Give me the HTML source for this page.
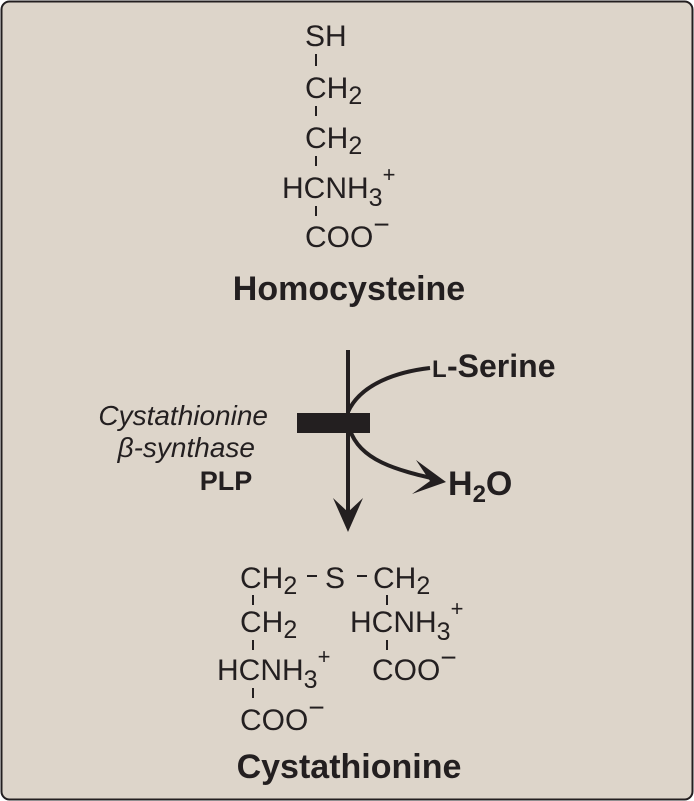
<!DOCTYPE html>
<html><head><meta charset="utf-8"><style>
html,body{margin:0;padding:0;background:#fff}
svg{display:block}
text{font-family:"Liberation Sans",Arial,sans-serif;fill:#231f20}
.f{font-size:30px}
.b{font-size:34px;font-weight:bold}
.i{font-size:28px;font-style:italic}
</style></head><body>
<svg width="694" height="801" viewBox="0 0 694 801">
<rect x="1.5" y="1.5" width="691" height="798" rx="8" fill="#ddd5ca" stroke="#231f20" stroke-width="2"/>
<g stroke="#231f20" stroke-width="2">
<line x1="316" y1="54" x2="316" y2="66"/>
<line x1="316" y1="106" x2="316" y2="116"/>
<line x1="316" y1="156" x2="316" y2="166"/>
<line x1="316" y1="206" x2="316" y2="216"/>
<line x1="253" y1="595" x2="253" y2="605"/>
<line x1="387" y1="595" x2="387" y2="605"/>
<line x1="253" y1="640" x2="253" y2="650"/>
<line x1="387" y1="640" x2="387" y2="650"/>
<line x1="253" y1="688" x2="253" y2="698"/>
<line x1="307" y1="576" x2="317" y2="576"/>
<line x1="357" y1="576" x2="367" y2="576"/>
</g>
<text class="f" x="305" y="46">SH</text>
<text class="f" x="305" y="98">CH<tspan font-size="25" dy="6">2</tspan></text>
<text class="f" x="305" y="148">CH<tspan font-size="25" dy="6">2</tspan></text>
<text class="f" x="282" y="198">HCNH<tspan font-size="25" dy="8">3</tspan><tspan font-size="22" dy="-24">+</tspan></text>
<text class="f" x="305" y="247">COO<tspan font-size="28" dy="-13">−</tspan></text>
<text class="b" x="349" y="300" text-anchor="middle">Homocysteine</text>

<g stroke="#231f20" fill="none" stroke-width="4">
<line x1="348" y1="350" x2="348" y2="526"/>
<path d="M348 412 C360 385 395 372 430 368"/>
<path d="M350 430 C360 460 395 470 440 480"/>
</g>
<path d="M333 498 L348 532 L363 498 L348 512 Z" fill="#231f20"/>
<path d="M416 460 L446 482 L412 494 L430 481 Z" fill="#231f20"/>
<rect x="297" y="413" width="73" height="20" fill="#231f20"/>
<text x="432" y="377" font-size="24" font-weight="bold">L</text>
<text x="447" y="377" font-size="32" font-weight="bold">-Serine</text>
<text class="b" x="448" y="495">H<tspan font-size="24" dy="7">2</tspan><tspan dy="-7">O</tspan></text>
<text class="i" x="268" y="425" text-anchor="end">Cystathionine</text>
<text class="i" x="255" y="457" text-anchor="end">β-synthase</text>
<text x="226" y="490" text-anchor="middle" font-size="27" font-weight="bold">PLP</text>

<text class="f" x="240" y="588">CH<tspan font-size="25" dy="6">2</tspan></text>
<text class="f" x="325" y="588">S</text>
<text class="f" x="373" y="588">CH<tspan font-size="25" dy="6">2</tspan></text>
<text class="f" x="240" y="632">CH<tspan font-size="25" dy="6">2</tspan></text>
<text class="f" x="350" y="632">HCNH<tspan font-size="25" dy="8">3</tspan><tspan font-size="22" dy="-24">+</tspan></text>
<text class="f" x="217" y="680">HCNH<tspan font-size="25" dy="8">3</tspan><tspan font-size="22" dy="-24">+</tspan></text>
<text class="f" x="372" y="680">COO<tspan font-size="28" dy="-13">−</tspan></text>
<text class="f" x="240" y="730">COO<tspan font-size="28" dy="-13">−</tspan></text>
<text class="b" x="349" y="778" text-anchor="middle">Cystathionine</text>
</svg>
</body></html>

◆ Required task ◆
Would you return the data exactly as written, without the pictures?

◆ Output below ◆
Give me the HTML source for this page.
<!DOCTYPE html>
<html><head><meta charset="utf-8"><style>
html,body{margin:0;padding:0;background:#fff}
svg{display:block}
text{font-family:"Liberation Sans",Arial,sans-serif;fill:#231f20}
.f{font-size:30px}
.b{font-size:34px;font-weight:bold}
.i{font-size:28px;font-style:italic}
</style></head><body>
<svg width="694" height="801" viewBox="0 0 694 801">
<rect x="1.5" y="1.5" width="691" height="798" rx="8" fill="#ddd5ca" stroke="#231f20" stroke-width="2"/>
<g stroke="#231f20" stroke-width="2">
<line x1="316" y1="54" x2="316" y2="66"/>
<line x1="316" y1="106" x2="316" y2="116"/>
<line x1="316" y1="156" x2="316" y2="166"/>
<line x1="316" y1="206" x2="316" y2="216"/>
<line x1="253" y1="595" x2="253" y2="605"/>
<line x1="387" y1="595" x2="387" y2="605"/>
<line x1="253" y1="640" x2="253" y2="650"/>
<line x1="387" y1="640" x2="387" y2="650"/>
<line x1="253" y1="688" x2="253" y2="698"/>
<line x1="307" y1="576" x2="317" y2="576"/>
<line x1="357" y1="576" x2="367" y2="576"/>
</g>
<text class="f" x="305" y="46">SH</text>
<text class="f" x="305" y="98">CH<tspan font-size="25" dy="6">2</tspan></text>
<text class="f" x="305" y="148">CH<tspan font-size="25" dy="6">2</tspan></text>
<text class="f" x="282" y="198">HCNH<tspan font-size="25" dy="8">3</tspan><tspan font-size="22" dy="-24">+</tspan></text>
<text class="f" x="305" y="247">COO<tspan font-size="28" dy="-13">−</tspan></text>
<text class="b" x="349" y="300" text-anchor="middle">Homocysteine</text>

<g stroke="#231f20" fill="none" stroke-width="4">
<line x1="348" y1="350" x2="348" y2="526"/>
<path d="M348 412 C360 385 395 372 430 368"/>
<path d="M350 430 C360 460 395 470 440 480"/>
</g>
<path d="M333 498 L348 532 L363 498 L348 512 Z" fill="#231f20"/>
<path d="M416 460 L446 482 L412 494 L430 481 Z" fill="#231f20"/>
<rect x="297" y="413" width="73" height="20" fill="#231f20"/>
<text x="432" y="377" font-size="24" font-weight="bold">L</text>
<text x="447" y="377" font-size="32" font-weight="bold">-Serine</text>
<text class="b" x="448" y="495">H<tspan font-size="24" dy="7">2</tspan><tspan dy="-7">O</tspan></text>
<text class="i" x="268" y="425" text-anchor="end">Cystathionine</text>
<text class="i" x="255" y="457" text-anchor="end">β-synthase</text>
<text x="226" y="490" text-anchor="middle" font-size="27" font-weight="bold">PLP</text>

<text class="f" x="240" y="588">CH<tspan font-size="25" dy="6">2</tspan></text>
<text class="f" x="325" y="588">S</text>
<text class="f" x="373" y="588">CH<tspan font-size="25" dy="6">2</tspan></text>
<text class="f" x="240" y="632">CH<tspan font-size="25" dy="6">2</tspan></text>
<text class="f" x="350" y="632">HCNH<tspan font-size="25" dy="8">3</tspan><tspan font-size="22" dy="-24">+</tspan></text>
<text class="f" x="217" y="680">HCNH<tspan font-size="25" dy="8">3</tspan><tspan font-size="22" dy="-24">+</tspan></text>
<text class="f" x="372" y="680">COO<tspan font-size="28" dy="-13">−</tspan></text>
<text class="f" x="240" y="730">COO<tspan font-size="28" dy="-13">−</tspan></text>
<text class="b" x="349" y="778" text-anchor="middle">Cystathionine</text>
</svg>
</body></html>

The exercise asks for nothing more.